Dunham Court

The Dunham Court affordable housing complex would have been built next to Cape Elizabeth’s Town Hall and overlook the Village Green on Route 77. Contributed / The Szanton Company

Developers scrapped plans for the Dunham Court affordable housing project in Cape Elizabeth this week following months of opposition and a successful call for referendum to overturn zoning amendments permitting its construction.

“It’s clear that Cape Elizabeth hasn’t decided whether it wants affordable housing in its town center,”  Nathan Szanton, CEO of The Szanton Co., said Tuesday. “So we’re reluctantly announcing today that we’re not going to fight the referendum.”

The Town Council will decide Dec. 13 on a date for the referendum to repeal the amendments, which address the height, footprint and non-commercial first-floor use of buildings in the town center.

The developer’s decision was celebrated by some residents and disappointing to others.

The Save Our Center group cited a number of arguments against the project, including its location not aligning with the town’s 2019 Comprehensive Plan, which emphasizes having a vibrant town center with a focus on commercial and retail use.

Cynthia Dill, who organized the petition for the referendum to overturn the amendments, referred a reporter to her statements on her website.

“Good riddance Dunham Court,” she wrote, while explaining her opposition.

“Everyone wants affordable housing and the recently updated Cape Elizabeth Comprehensive Plan marks a path to achieve it,” she wrote.

Opponents also took issue with the proposed tax break for the project’s developers through tax increment financing. The TIFs would have resulted in a portion of the tax revenue being rebated to The Szanton Co. over a period of 15 to 30 years.
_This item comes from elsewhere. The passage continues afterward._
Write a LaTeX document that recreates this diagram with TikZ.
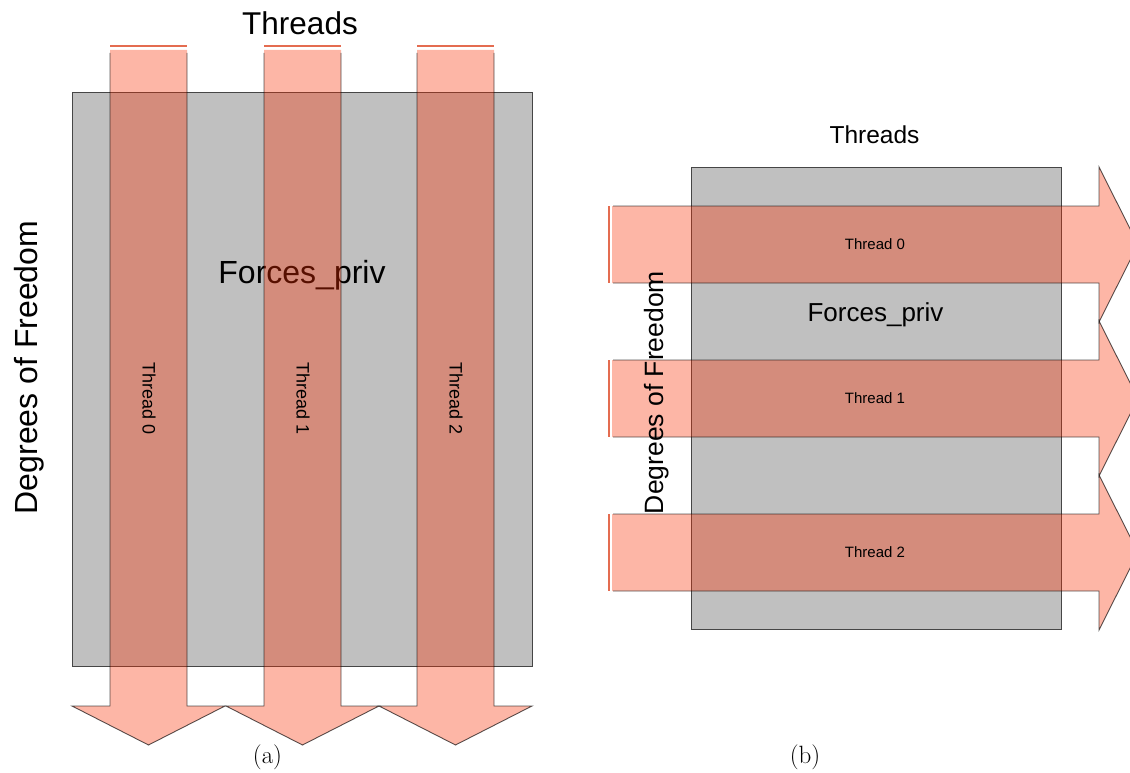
\documentclass[tikz,border=0pt]{standalone}
\usepackage{fontspec}
\newfontfamily\arial{Liberation Sans}
\definecolor{grayfill}{RGB}{192,192,192}
\definecolor{grayline}{RGB}{70,70,70}
\definecolor{salmonbase}{RGB}{250,45,0}
\definecolor{topline}{RGB}{228,108,80}
\tikzset{
  panel/.style={fill=grayfill, draw=grayline, line width=0.9pt},
  arrowfill/.style={fill=salmonbase, fill opacity=0.35},
  arrowedge/.style={draw=black, draw opacity=0.65, line width=0.9pt, line join=miter},
  capline/.style={draw=topline, line width=2pt},
  lbl/.style={font=\arial, text=black, inner sep=0pt},
}
\begin{document}
\begin{tikzpicture}[x=1pt,y=-1pt]
\useasboundingbox (0,0) rectangle (1130,773);
\clip (0,0) rectangle (1130,773);

% ---------------- panel (a) ----------------
\draw[panel] (72,92) rectangle (532,666);
\node[lbl, anchor=base, font=\arial\fontsize{31.5}{38}\selectfont] (threadsA) at (300,35) {Threads};
\node[lbl, anchor=base, font=\arial\fontsize{32}{38}\selectfont] (forcesA) at (302,283) {Forces\_priv};
\node[lbl, anchor=base, rotate=90, font=\arial\fontsize{32}{38}\selectfont] (dofA) at (37,367.5) {Degrees of Freedom};
\foreach \x/\i in {110/0,264/1,417/2}{
  \fill[arrowfill] (\x,50) -- (\x,706) -- ({\x-38},706) -- ({\x+38.5},745) -- ({\x+115},706) -- ({\x+77},706) -- ({\x+77},50) -- cycle;
  \draw[arrowedge] (\x,53) -- (\x,706) -- ({\x-38},706) -- ({\x+38.5},745) -- ({\x+115},706) -- ({\x+77},706) -- ({\x+77},53);
  \draw[capline] (\x,46.5) -- ({\x+77},46.5);
  \node[lbl, rotate=-90, font=\arial\fontsize{18}{22}\selectfont] (tA\i) at ({\x+39},399) {Thread \i};
}
\node[inner sep=0pt, anchor=base, font=\fontsize{25}{30}\selectfont] (capA) at (267.5,763) {(a)};

% ---------------- panel (b) ----------------
\draw[panel] (691,167) rectangle (1061,629);
\node[lbl, anchor=base, font=\arial\fontsize{24.5}{30}\selectfont] (threadsB) at (874.5,143) {Threads};
\node[lbl, anchor=base, font=\arial\fontsize{26}{30}\selectfont] (forcesB) at (875.5,321) {Forces\_priv};
\foreach \y/\i in {206/0,360/1,514/2}{
  \fill[arrowfill] (612,\y) -- (1099,\y) -- (1099,{\y-39}) -- (1138,{\y+38.5}) -- (1099,{\y+116}) -- (1099,{\y+77}) -- (612,{\y+77}) -- cycle;
  \draw[arrowedge] (613,\y) -- (1099,\y) -- (1099,{\y-39}) -- (1138,{\y+38.5}) -- (1099,{\y+116}) -- (1099,{\y+77}) -- (613,{\y+77});
  \draw[capline] (608.5,\y) -- (608.5,{\y+77});
  \node[lbl, font=\arial\fontsize{15}{18}\selectfont] (tB\i) at (875,{\y+38}) {Thread \i};
}
\node[lbl, anchor=base, rotate=90, font=\arial\fontsize{26.5}{30}\selectfont] (dofB) at (663,392.5) {Degrees of Freedom};
\node[inner sep=0pt, anchor=base, font=\fontsize{25}{30}\selectfont] (capB) at (805,763) {(b)};
\end{tikzpicture}
\end{document}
“The developer of Dunham Court wanted the rules to be changed so it could maximize public subsidy instead of working within the rules to create housing for families that reflects our community values,” Dill wrote.

Resident Beth Tyler said she initially opposed the project, but changed her mind after “a lot of research.”

“I’m very disappointed to see the developers have pulled out. I think Cape’s really missing an opportunity to become the type of town that we really need to be and want to be,” Tyler said Tuesday, interviewed outside the Pond Cover IGA. 

Maureen Clancy, chairperson of the Cape Citizens for Affordable Housing group formed to support the Dunham Court project, said she understands the developer’s decision in light of the opposition, but she is “sad and disappointed” the project won’t be completed.

The town needs to do more to address the lack of affordable housing in southern Maine, Clancy said.

“We recognize the need for affordable housing is great and we believe Cape Elizabeth should do their part,” she said.

Arguments from those who supported the project include the need for foot-traffic in the predominantly commercial town center and the location’s proximity to vital resources such as schools, stores and a pharmacy.